WORK TO COMPLETE.
Copy exactly the lines from the beginning of the data down to and including the line holding "import plotly.graph_objects as go", without any pictures.

+++ COLLECTED DATA

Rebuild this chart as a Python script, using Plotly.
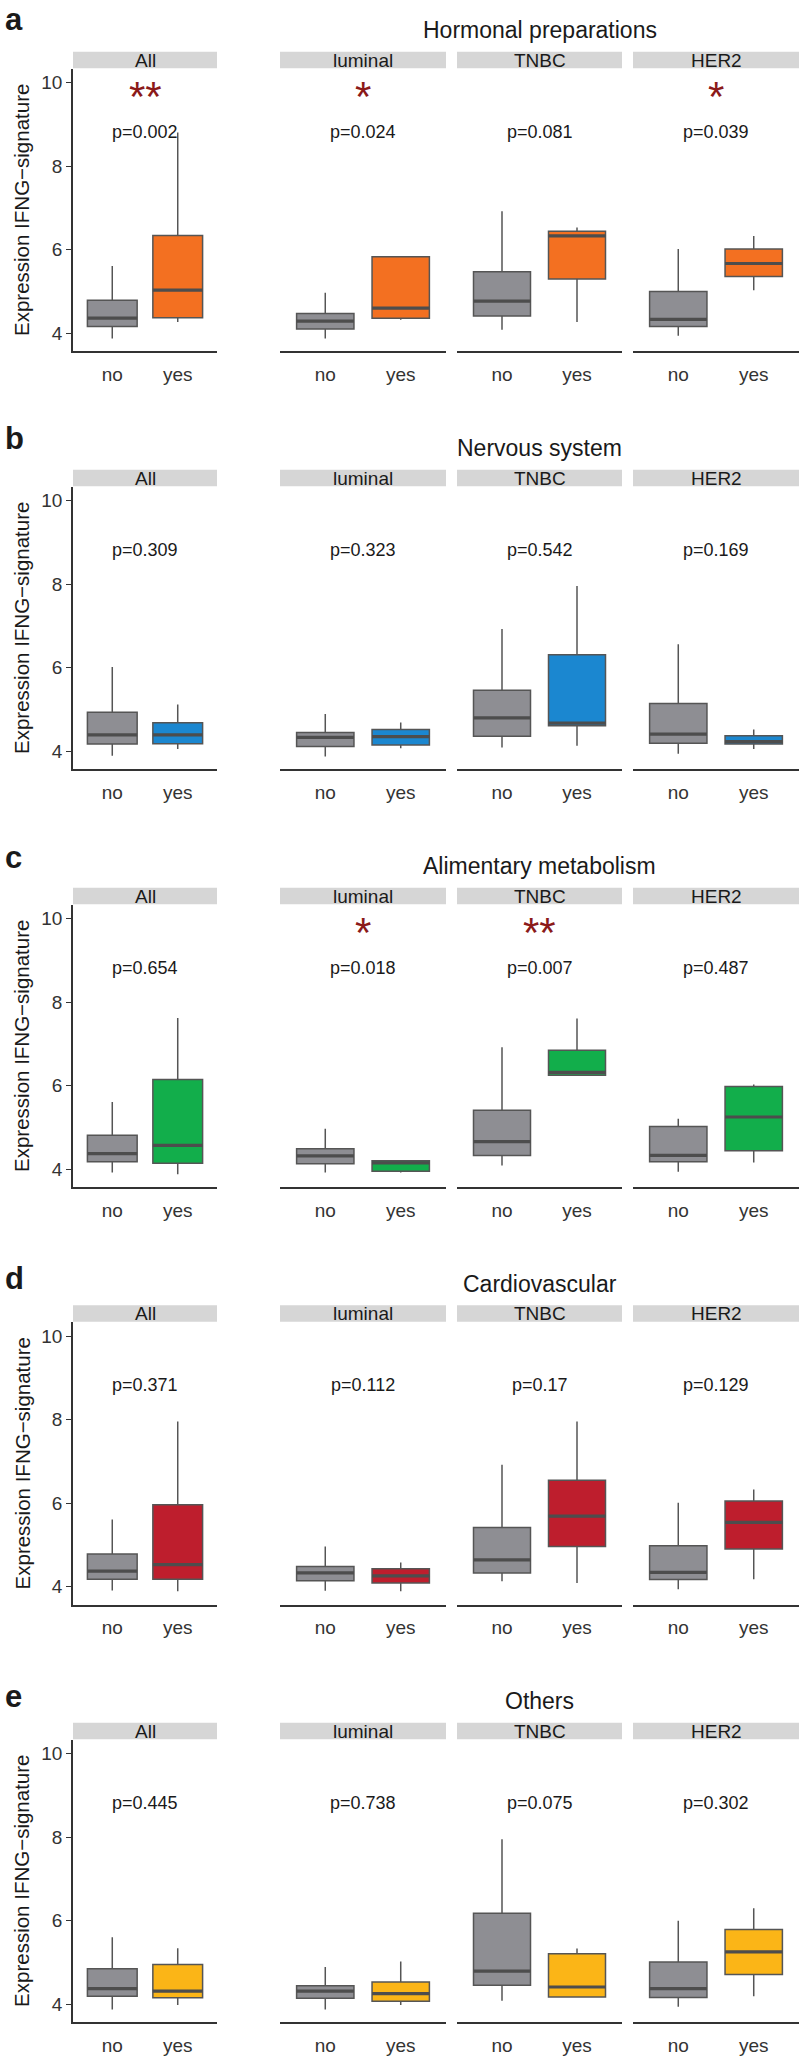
import plotly.graph_objects as go

# ---------------- data ----------------
subtypes = ["All", "luminal", "TNBC", "HER2"]
groups = ["no", "yes"]
panel_titles = ["Hormonal preparations", "Nervous system", "Alimentary metabolism",
                "Cardiovascular", "Others"]
panel_letters = ["a", "b", "c", "d", "e"]
yes_colors = ["#F37021", "#1B87D0", "#12AE4B", "#BE1E2D", "#FBB517"]
no_color = "#8E8E93"

# five-number summaries per subtype: [lower whisker, q1, median, q3, upper whisker]
hormonal_no = [[3.87, 4.16, 4.36, 4.79, 5.61], [3.87, 4.10, 4.29, 4.47, 4.97],
               [4.08, 4.41, 4.77, 5.47, 6.92], [3.94, 4.16, 4.33, 5.00, 6.02]]
hormonal_yes = [[4.27, 4.37, 5.03, 6.34, 8.81], [4.32, 4.36, 4.60, 5.83, 5.83],
                [4.27, 5.30, 6.33, 6.44, 6.53], [5.03, 5.36, 5.67, 6.02, 6.33]]
nervous_no = [[3.89, 4.17, 4.39, 4.93, 6.02], [3.87, 4.11, 4.33, 4.45, 4.89],
              [4.09, 4.36, 4.80, 5.46, 6.93], [3.94, 4.19, 4.41, 5.14, 6.56]]
nervous_yes = [[4.05, 4.18, 4.39, 4.68, 5.12], [4.07, 4.15, 4.35, 4.52, 4.69],
               [4.13, 4.61, 4.67, 6.31, 7.96], [4.05, 4.17, 4.23, 4.37, 4.52]]
alimentary_no = [[3.92, 4.18, 4.37, 4.81, 5.61], [3.92, 4.13, 4.32, 4.49, 4.97],
                 [4.09, 4.33, 4.66, 5.41, 6.92], [3.94, 4.18, 4.33, 5.02, 5.21]]
alimentary_yes = [[3.88, 4.14, 4.57, 6.15, 7.62], [3.92, 3.95, 4.15, 4.20, 4.22],
                  [6.25, 6.25, 6.32, 6.85, 7.61], [4.16, 4.44, 5.25, 5.98, 6.03]]
cardio_no = [[3.91, 4.18, 4.37, 4.78, 5.61], [3.90, 4.14, 4.33, 4.48, 4.96],
             [4.13, 4.33, 4.64, 5.42, 6.92], [3.94, 4.17, 4.34, 4.98, 6.01]]
cardio_yes = [[3.89, 4.18, 4.53, 5.96, 7.96], [3.89, 4.09, 4.26, 4.43, 4.58],
              [4.09, 4.96, 5.69, 6.55, 7.96], [4.18, 4.90, 5.54, 6.05, 6.33]]
others_no = [[3.87, 4.19, 4.37, 4.85, 5.60], [3.87, 4.14, 4.31, 4.44, 4.89],
             [4.08, 4.45, 4.79, 6.18, 7.95], [3.94, 4.16, 4.37, 5.01, 6.00]]
others_yes = [[3.98, 4.15, 4.31, 4.95, 5.34], [3.98, 4.07, 4.25, 4.53, 5.02],
              [4.17, 4.17, 4.41, 5.21, 5.33], [4.19, 4.71, 5.25, 5.79, 6.30]]

p_hormonal = ["0.002", "0.024", "0.081", "0.039"]
p_nervous = ["0.309", "0.323", "0.542", "0.169"]
p_alimentary = ["0.654", "0.018", "0.007", "0.487"]
p_cardio = ["0.371", "0.112", "0.17", "0.129"]
p_others = ["0.445", "0.738", "0.075", "0.302"]

stars_hormonal = ["**", "*", "", "*"]
stars_nervous = ["", "", "", ""]
stars_alimentary = ["", "*", "**", ""]
stars_cardio = ["", "", "", ""]
stars_others = ["", "", "", ""]

ytick_vals = [4, 6, 8, 10]
y_title = "Expression IFNG\u2212signature"

# ---------------- layout helpers ----------------
W, H = 800, 2056
FONT = "Liberation Sans, Arial, sans-serif"
panels = [
    (hormonal_no, hormonal_yes, p_hormonal, stars_hormonal),
    (nervous_no, nervous_yes, p_nervous, stars_nervous),
    (alimentary_no, alimentary_yes, p_alimentary, stars_alimentary),
    (cardio_no, cardio_yes, p_cardio, stars_cardio),
    (others_no, others_yes, p_others, stars_others),
]
offsets = [0, 419, 838, 1256.5, 1675]
letter_y = [20, 440, 860, 1282, 1701]
facet_x = [(73, 217), (280, 446), (457, 622), (633, 799)]
STRIP_TOP, PLOT_TOP, PLOT_BOT = 52, 69, 352
YRANGE = [3.57, 10.335]
BOXW = 0.76
LINE = "#555555"

fig = go.Figure()
layout = dict(width=W, height=H, margin=dict(l=0, r=0, t=0, b=0),
              paper_bgcolor="white", plot_bgcolor="white", showlegend=False,
              font=dict(family=FONT, color="#222222"))
shapes, annotations = [], []

def py(px):
    return 1 - px / H

for i, (nos, yess, pvals, stars) in enumerate(panels):
    off = offsets[i]
    for j, sub in enumerate(subtypes):
        k = i * 4 + j + 1
        xa = "x" if k == 1 else f"x{k}"
        ya = "y" if k == 1 else f"y{k}"
        xkey = "xaxis" if k == 1 else f"xaxis{k}"
        ykey = "yaxis" if k == 1 else f"yaxis{k}"
        x0, x1 = facet_x[j]
        layout[xkey] = dict(domain=[x0 / W, x1 / W], anchor=ya, range=[0.4, 2.6],
                            tickvals=[1, 2], ticktext=groups, showline=True,
                            linecolor="#333333", linewidth=1.5, ticks="outside",
                            ticklen=5, tickcolor="rgba(0,0,0,0)", showgrid=False,
                            zeroline=False, tickfont=dict(size=19, color="#333333"),
                            fixedrange=True)
        ydict = dict(domain=[py(PLOT_BOT + off), py(PLOT_TOP + off)], anchor=xa,
                     range=YRANGE, showgrid=False, zeroline=False, fixedrange=True)
        if j == 0:
            ydict.update(showline=True, linecolor="#333333", linewidth=1.5,
                         ticks="outside", ticklen=5, tickcolor="#333333",
                         tickvals=ytick_vals, tickfont=dict(size=19, color="#333333"))
        else:
            ydict.update(showline=False, showticklabels=False, ticks="")
        layout[ykey] = ydict

        for g, (stat, col) in enumerate([(nos[j], no_color), (yess[j], yes_colors[i])]):
            pos = g + 1
            fig.add_trace(go.Box(x=[pos], lowerfence=[stat[0]], q1=[stat[1]],
                                 median=[stat[2]], q3=[stat[3]], upperfence=[stat[4]],
                                 width=BOXW, fillcolor=col, whiskerwidth=0,
                                 line=dict(color=LINE, width=1.5), boxpoints=False,
                                 xaxis=xa, yaxis=ya, hoverinfo="skip"))
            fig.add_trace(go.Scatter(x=[pos - BOXW / 2, pos + BOXW / 2],
                                     y=[stat[2], stat[2]], mode="lines",
                                     line=dict(color="#4D4D4D", width=3.2),
                                     xaxis=xa, yaxis=ya, hoverinfo="skip"))

        # strip
        shapes.append(dict(type="rect", xref="paper", yref="paper",
                           x0=x0 / W, x1=x1 / W, y0=py(PLOT_TOP + off - 0.5),
                           y1=py(STRIP_TOP + off), fillcolor="#D6D6D6",
                           line=dict(width=0), layer="below"))
        annotations.append(dict(text=sub, xref="paper", yref="paper",
                                x=(x0 + x1) / 2 / W, y=py((STRIP_TOP + PLOT_TOP) / 2 + off),
                                showarrow=False, font=dict(size=19, color="#1a1a1a"),
                                xanchor="center", yanchor="middle"))
        # p-value and stars
        annotations.append(dict(text=f"p={pvals[j]}", xref=xa, yref=ya, x=1.5, y=8.82,
                                showarrow=False, font=dict(size=18, color="#1a1a1a"),
                                xanchor="center", yanchor="middle"))
        if stars[j]:
            annotations.append(dict(text=stars[j], xref=xa, yref=ya, x=1.5, y=9.68,
                                    showarrow=False,
                                    font=dict(size=42, color="#8B1A1A", family=FONT),
                                    xanchor="center", yanchor="middle"))

    # panel title, letter, y title
    annotations.append(dict(text=panel_titles[i], xref="paper", yref="paper",
                            x=539.5 / W, y=py(30.5 + off), showarrow=False,
                            font=dict(size=23, color="#1a1a1a"),
                            xanchor="center", yanchor="middle"))
    annotations.append(dict(text=f"<b>{panel_letters[i]}</b>", xref="paper", yref="paper",
                            x=3 / W, y=py(letter_y[i]), showarrow=False,
                            font=dict(size=31, color="#1a1a1a"),
                            xanchor="left", yanchor="middle"))
    annotations.append(dict(text=y_title, xref="paper", yref="paper",
                            x=22 / W, y=py((PLOT_TOP + PLOT_BOT) / 2 + off),
                            showarrow=False, textangle=-90,
                            font=dict(size=20.5, color="#1a1a1a"),
                            xanchor="center", yanchor="middle"))

layout["shapes"] = shapes
layout["annotations"] = annotations
fig.update_layout(**layout)

fig.write_html("out.html", config={"displayModeBar": False},
               post_script="document.body.style.margin='0';")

++++++

EXPECTED OUTPUT.
Rebuild this chart as a Python script, using Plotly.
import plotly.graph_objects as go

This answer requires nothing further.